Honda is saying goodbye to the Clarity Electric, its one and only EV in the United States.
The model was launched just three years ago to select states in the U.S. but it appears it failed to gain traction on the market, prompting the automaker to kill its lone entry in the up-and-coming segment.
It does not seem surprising, though, considering the Honda Clarity Electric only delivers 89 miles of range, significantly lower register than other mainstream electric vehicles that boast more than 200 miles on a single charge.

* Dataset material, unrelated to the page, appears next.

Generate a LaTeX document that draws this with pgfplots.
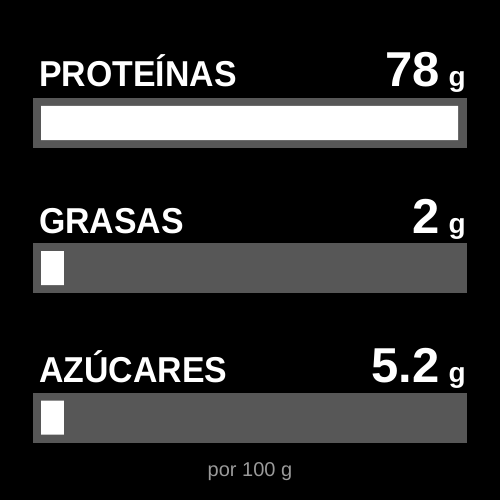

Some of these long-range EVs are the Chevrolet Bolt, Hyundai Kona Electric, Kia Soul Electric, Kia Niro Electric, and the Nissan Leaf Plus. And even with models with average ranges such as the regular Nissan Leaf (150 miles), the Hyundai Ioniq Electric (170 miles), and the now-discontinued Volkswagen e-Golf (125 miles), Honda’s Clarity Electric still pales in comparison.
The Japanese automaker confirmed the Clarity Electric ended production late last year and is no longer available on the website. A representative of the company also said it plans to focus on the next generation of electrified products following the exit of the low-volume model.
“We will be introducing new, highly appealing all-electric vehicles for the U.S. market in the years ahead,” Honda said.
Despite the end of the Clarity Electric, however, the company continues to offer two other Clarity models in the U.S.—the fuel cell variant and plug-in hybrid. And considering the limited hydrogen infrastructure in America so far, the more practical option is the Clarity Plug-In Hybrid.
The plug-in hybrid offers 47 miles of all-electric range and hundreds more when the gas is used. Given that Chevy has also ended production of the Volt, the plug-in Clarity could make a case for itself to customers who are looking for more flexibility.
As for its future electrification plans, Honda has yet to release any information. But a report from Automotive News in 2019 claims the company is gearing up to launch a global electric platform that will underpin larger rear-wheel-drive models for the U.S. market. This architecture is reportedly set to arrive within the first half of the decade.